What is expected -> The copy must start at the line that contains "Give me the Altair source for this chart." and finish at the line that contains "import pandas as pd", reproducing each line exactly. Any picture in that span is omitted.

§

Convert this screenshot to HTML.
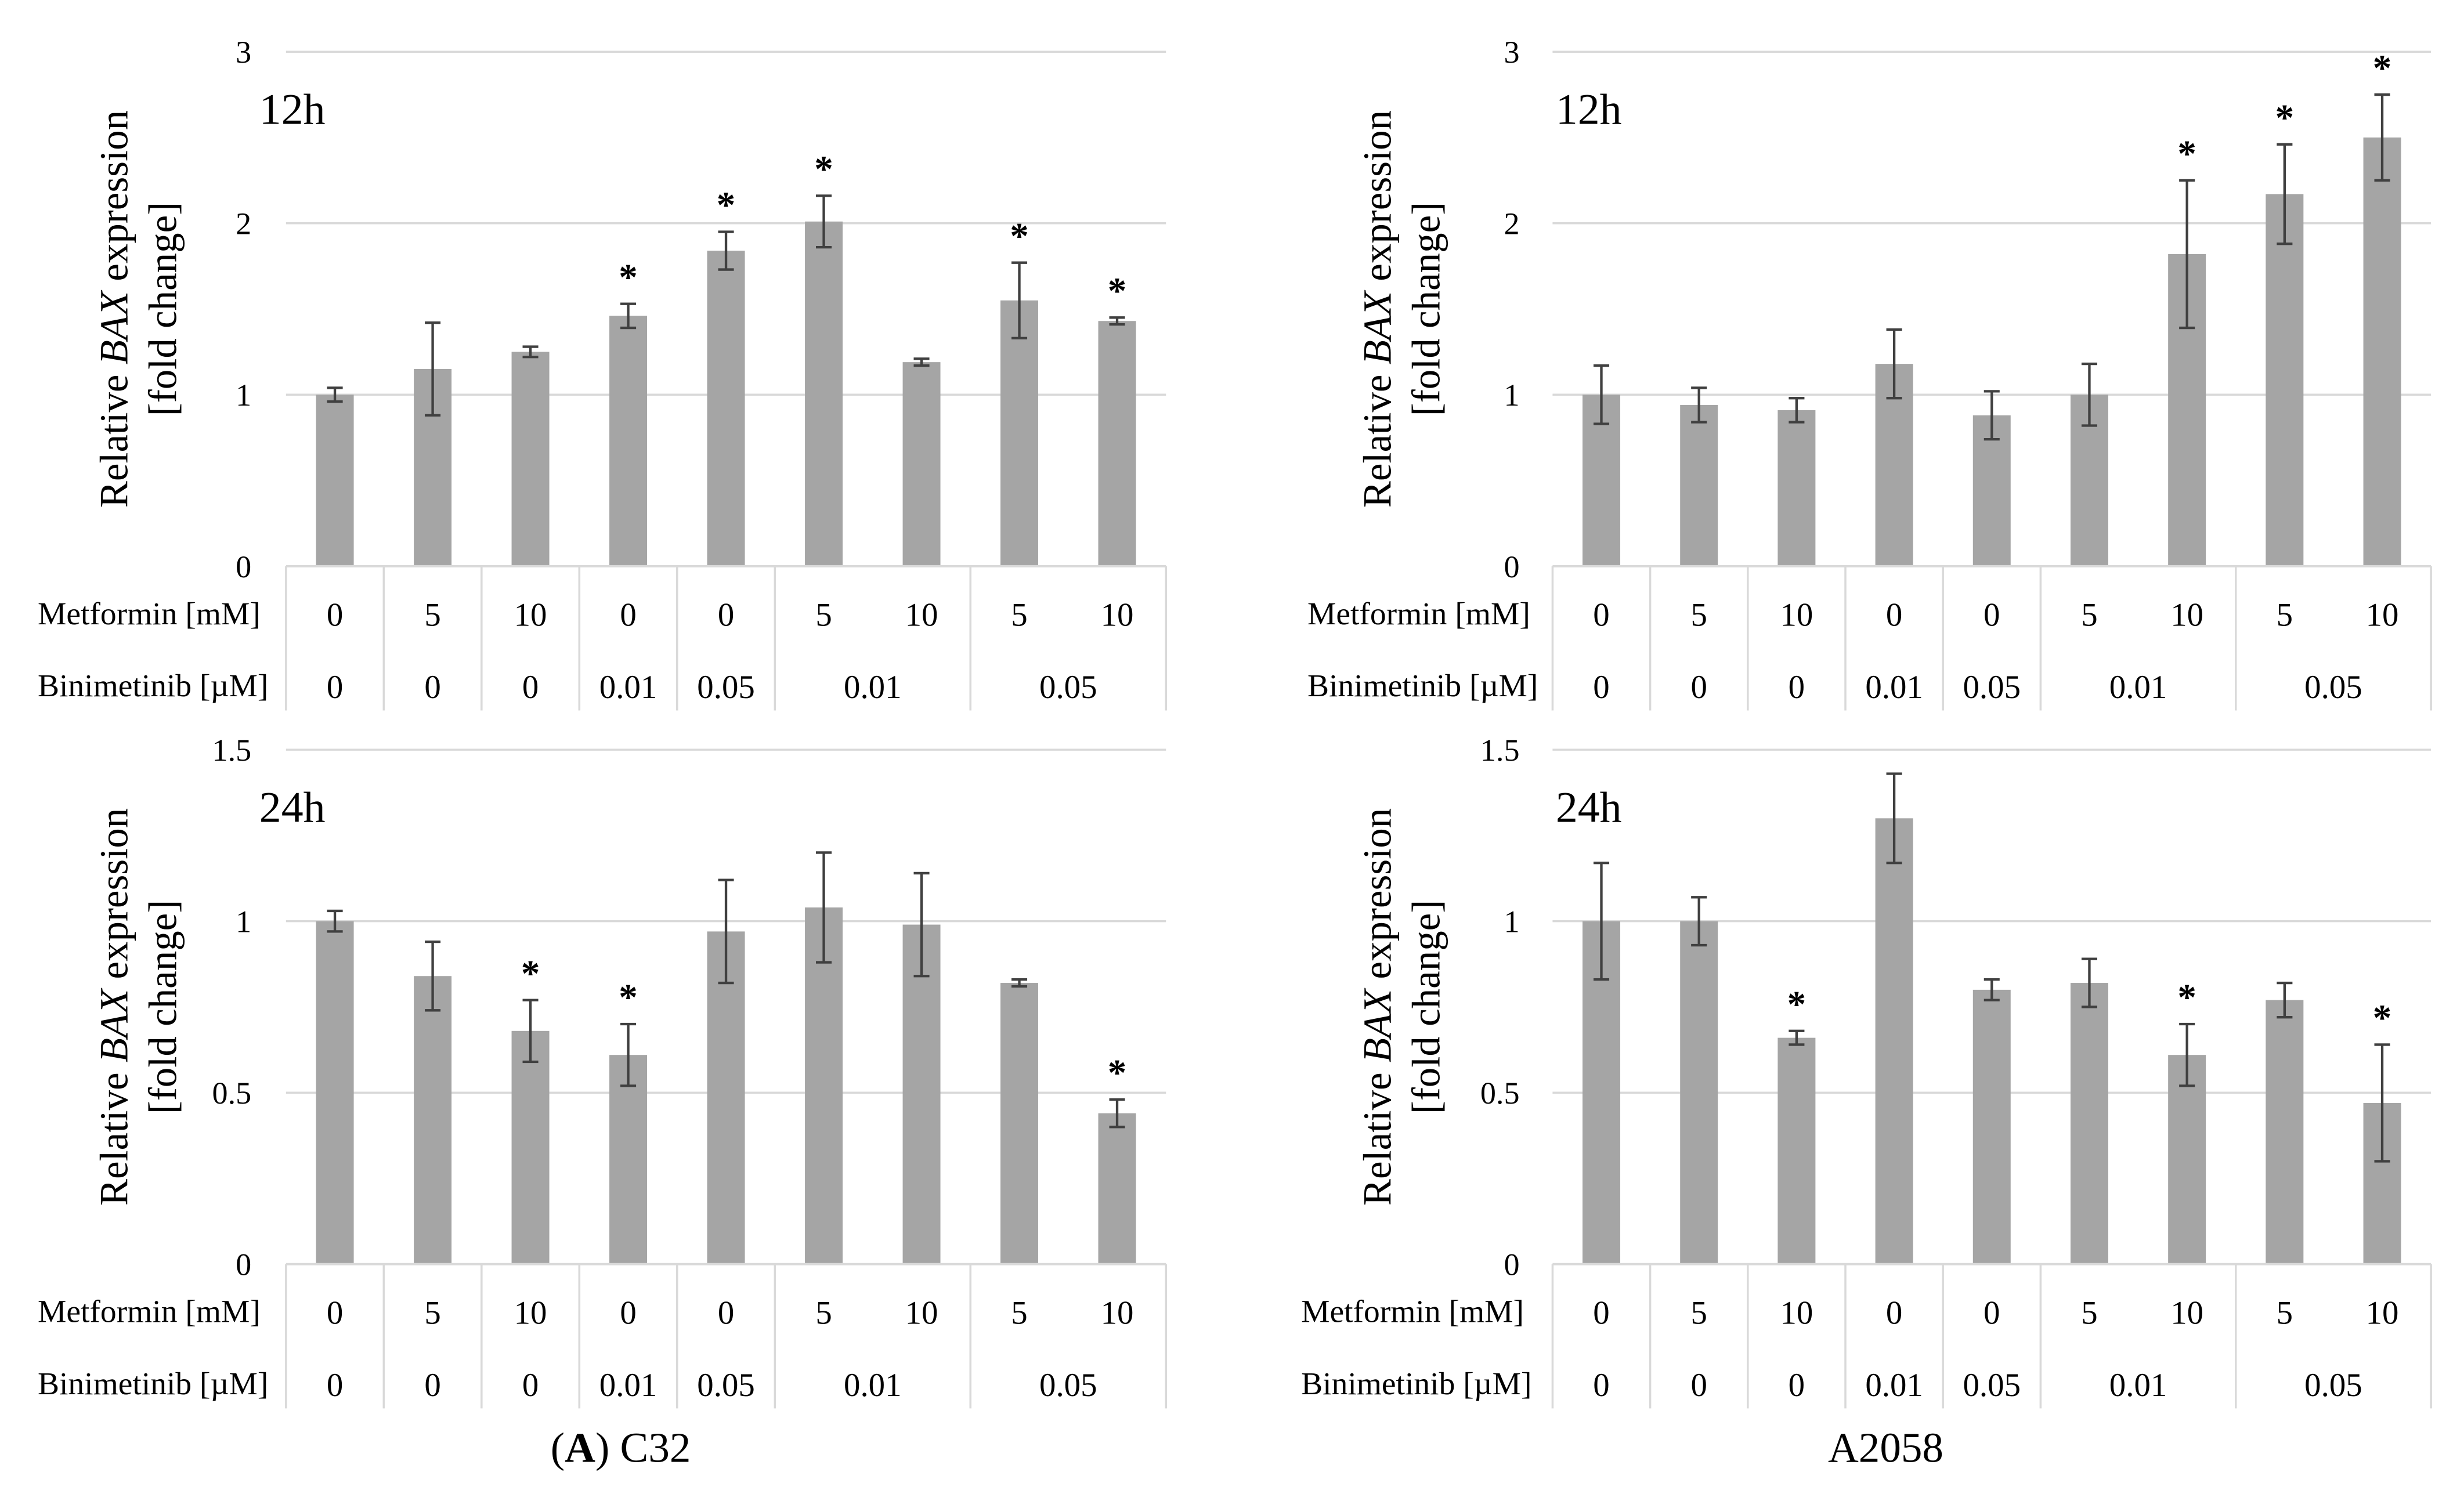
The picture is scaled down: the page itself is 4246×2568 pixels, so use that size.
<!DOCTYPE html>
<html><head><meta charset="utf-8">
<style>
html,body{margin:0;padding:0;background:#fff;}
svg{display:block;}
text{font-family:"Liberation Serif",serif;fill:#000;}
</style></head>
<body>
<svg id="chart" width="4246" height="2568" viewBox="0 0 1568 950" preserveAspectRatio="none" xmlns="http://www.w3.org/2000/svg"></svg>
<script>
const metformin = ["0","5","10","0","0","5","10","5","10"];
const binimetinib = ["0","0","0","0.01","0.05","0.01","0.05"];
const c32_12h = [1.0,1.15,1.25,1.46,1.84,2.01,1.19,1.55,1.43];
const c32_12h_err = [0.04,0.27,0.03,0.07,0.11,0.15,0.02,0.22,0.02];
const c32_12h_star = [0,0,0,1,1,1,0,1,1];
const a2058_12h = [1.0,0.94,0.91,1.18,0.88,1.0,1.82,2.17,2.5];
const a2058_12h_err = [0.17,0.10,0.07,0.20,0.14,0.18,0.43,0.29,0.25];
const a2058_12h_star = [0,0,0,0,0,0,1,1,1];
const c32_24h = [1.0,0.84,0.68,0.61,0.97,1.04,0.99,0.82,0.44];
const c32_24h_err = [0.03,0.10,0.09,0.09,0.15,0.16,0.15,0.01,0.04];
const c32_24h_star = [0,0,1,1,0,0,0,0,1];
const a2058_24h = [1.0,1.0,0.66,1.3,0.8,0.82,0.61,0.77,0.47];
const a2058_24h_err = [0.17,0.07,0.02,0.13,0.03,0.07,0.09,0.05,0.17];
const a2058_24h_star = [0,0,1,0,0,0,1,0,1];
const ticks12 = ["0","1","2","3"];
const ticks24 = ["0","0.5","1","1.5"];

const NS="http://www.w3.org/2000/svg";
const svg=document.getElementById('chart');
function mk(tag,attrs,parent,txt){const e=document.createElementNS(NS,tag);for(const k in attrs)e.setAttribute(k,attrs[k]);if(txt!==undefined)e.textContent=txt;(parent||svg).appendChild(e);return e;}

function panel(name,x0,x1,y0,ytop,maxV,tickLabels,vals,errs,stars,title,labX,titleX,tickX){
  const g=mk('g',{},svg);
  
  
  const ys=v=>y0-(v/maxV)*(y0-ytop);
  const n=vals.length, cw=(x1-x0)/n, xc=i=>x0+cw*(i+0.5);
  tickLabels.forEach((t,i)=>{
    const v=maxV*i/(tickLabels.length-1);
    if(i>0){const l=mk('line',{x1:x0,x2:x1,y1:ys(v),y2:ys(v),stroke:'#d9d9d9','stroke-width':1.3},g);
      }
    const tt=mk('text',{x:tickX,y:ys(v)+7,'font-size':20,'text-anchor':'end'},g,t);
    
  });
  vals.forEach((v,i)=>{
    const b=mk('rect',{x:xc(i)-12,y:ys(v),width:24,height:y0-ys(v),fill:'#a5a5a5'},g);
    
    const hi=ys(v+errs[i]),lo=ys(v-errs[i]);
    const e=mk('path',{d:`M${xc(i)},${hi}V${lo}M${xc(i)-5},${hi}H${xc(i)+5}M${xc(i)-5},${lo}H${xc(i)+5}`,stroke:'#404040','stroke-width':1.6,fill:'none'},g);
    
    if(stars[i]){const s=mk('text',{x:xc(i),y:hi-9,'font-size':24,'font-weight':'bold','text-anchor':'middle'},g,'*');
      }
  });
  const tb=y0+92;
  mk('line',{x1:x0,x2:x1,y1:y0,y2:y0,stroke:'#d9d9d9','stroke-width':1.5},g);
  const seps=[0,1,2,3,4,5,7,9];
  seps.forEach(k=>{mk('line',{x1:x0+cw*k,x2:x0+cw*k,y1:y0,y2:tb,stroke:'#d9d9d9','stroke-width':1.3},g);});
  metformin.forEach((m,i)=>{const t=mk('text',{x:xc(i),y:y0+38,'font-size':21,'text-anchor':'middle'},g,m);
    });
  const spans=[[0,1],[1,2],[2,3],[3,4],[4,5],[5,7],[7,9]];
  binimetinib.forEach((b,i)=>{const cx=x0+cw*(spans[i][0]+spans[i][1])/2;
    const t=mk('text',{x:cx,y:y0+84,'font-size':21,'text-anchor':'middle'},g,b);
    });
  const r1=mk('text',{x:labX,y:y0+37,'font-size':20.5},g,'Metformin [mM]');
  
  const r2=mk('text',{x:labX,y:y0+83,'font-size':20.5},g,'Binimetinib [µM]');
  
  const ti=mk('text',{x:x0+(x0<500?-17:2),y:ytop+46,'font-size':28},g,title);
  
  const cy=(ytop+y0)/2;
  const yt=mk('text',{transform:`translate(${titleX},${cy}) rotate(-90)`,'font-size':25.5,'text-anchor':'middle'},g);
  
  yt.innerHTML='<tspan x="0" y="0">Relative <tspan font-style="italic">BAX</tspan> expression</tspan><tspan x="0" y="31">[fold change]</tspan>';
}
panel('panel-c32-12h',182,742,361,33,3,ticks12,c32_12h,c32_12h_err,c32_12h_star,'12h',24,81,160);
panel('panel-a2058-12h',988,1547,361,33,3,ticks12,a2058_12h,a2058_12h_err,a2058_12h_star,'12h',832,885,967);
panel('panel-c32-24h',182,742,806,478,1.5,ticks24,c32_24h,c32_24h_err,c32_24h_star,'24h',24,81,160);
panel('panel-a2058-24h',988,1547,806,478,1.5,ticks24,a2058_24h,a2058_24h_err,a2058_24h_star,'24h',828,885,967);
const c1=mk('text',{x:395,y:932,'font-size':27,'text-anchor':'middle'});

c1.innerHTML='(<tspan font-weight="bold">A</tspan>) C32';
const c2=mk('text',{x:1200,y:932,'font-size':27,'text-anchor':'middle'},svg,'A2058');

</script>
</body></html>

§

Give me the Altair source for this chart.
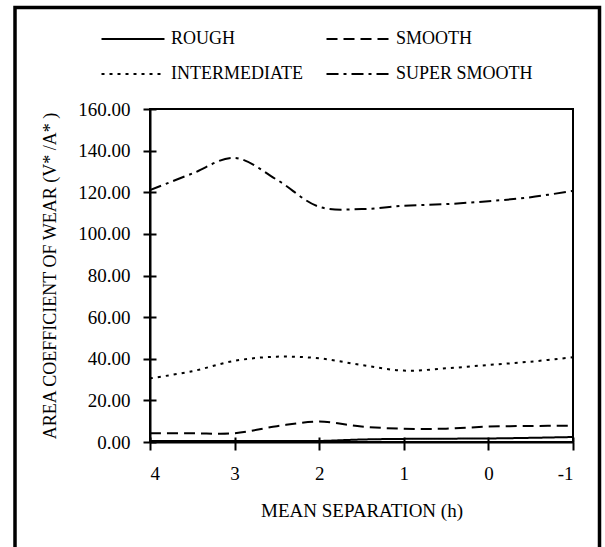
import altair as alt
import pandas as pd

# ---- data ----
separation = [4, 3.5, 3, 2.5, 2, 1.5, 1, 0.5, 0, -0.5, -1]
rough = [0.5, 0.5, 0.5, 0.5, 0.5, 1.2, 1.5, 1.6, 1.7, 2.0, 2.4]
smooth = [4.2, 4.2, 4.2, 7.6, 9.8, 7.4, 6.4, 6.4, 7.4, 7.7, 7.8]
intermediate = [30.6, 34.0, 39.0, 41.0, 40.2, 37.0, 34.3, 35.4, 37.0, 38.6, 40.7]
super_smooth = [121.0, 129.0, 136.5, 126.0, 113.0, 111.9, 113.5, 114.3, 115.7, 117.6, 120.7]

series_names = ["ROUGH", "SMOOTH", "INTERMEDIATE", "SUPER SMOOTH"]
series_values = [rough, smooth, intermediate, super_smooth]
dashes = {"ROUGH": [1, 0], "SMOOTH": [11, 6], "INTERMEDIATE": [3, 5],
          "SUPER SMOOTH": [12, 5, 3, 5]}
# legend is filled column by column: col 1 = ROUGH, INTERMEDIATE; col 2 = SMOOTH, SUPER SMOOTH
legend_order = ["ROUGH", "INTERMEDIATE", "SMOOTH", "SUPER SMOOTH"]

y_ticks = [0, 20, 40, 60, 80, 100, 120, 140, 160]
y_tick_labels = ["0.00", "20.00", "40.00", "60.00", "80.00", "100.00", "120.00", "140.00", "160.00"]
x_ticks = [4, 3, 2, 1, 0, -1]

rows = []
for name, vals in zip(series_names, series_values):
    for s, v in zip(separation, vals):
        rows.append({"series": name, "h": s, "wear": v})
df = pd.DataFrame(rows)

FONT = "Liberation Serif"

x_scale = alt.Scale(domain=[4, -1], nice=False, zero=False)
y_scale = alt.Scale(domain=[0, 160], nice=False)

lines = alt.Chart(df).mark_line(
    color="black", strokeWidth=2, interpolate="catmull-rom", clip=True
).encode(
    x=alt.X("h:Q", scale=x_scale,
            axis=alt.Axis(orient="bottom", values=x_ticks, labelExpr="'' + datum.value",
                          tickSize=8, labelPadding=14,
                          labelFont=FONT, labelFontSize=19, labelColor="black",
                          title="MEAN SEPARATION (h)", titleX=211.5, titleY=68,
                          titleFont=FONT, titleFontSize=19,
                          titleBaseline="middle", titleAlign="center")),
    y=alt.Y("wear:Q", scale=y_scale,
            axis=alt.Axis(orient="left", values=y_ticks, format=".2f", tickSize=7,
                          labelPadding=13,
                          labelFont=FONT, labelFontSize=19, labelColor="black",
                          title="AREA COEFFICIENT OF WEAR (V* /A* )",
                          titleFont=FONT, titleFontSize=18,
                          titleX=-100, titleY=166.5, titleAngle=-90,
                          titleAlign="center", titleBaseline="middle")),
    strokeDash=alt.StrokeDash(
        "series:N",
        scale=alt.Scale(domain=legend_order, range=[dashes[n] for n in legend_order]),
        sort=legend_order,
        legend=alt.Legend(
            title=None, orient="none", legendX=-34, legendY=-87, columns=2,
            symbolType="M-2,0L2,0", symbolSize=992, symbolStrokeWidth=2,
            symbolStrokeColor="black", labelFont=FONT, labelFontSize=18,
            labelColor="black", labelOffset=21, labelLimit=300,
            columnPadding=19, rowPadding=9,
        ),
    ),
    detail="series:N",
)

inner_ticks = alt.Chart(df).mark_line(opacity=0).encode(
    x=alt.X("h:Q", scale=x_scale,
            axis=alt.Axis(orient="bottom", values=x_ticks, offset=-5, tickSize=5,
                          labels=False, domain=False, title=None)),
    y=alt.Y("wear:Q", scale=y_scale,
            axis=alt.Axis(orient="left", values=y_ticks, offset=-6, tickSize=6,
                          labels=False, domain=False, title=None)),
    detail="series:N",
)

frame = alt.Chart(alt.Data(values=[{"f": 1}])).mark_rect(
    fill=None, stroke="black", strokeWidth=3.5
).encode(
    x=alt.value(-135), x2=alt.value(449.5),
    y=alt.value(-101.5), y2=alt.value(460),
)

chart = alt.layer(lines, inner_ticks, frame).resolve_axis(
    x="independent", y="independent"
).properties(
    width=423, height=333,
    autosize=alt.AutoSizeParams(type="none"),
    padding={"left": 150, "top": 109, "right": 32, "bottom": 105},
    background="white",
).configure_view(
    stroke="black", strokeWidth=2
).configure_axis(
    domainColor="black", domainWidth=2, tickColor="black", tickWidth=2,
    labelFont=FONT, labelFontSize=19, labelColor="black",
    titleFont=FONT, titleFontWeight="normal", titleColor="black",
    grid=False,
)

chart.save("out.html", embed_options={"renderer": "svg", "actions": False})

§

Result below ->
Give me the Altair source for this chart.
import altair as alt
import pandas as pd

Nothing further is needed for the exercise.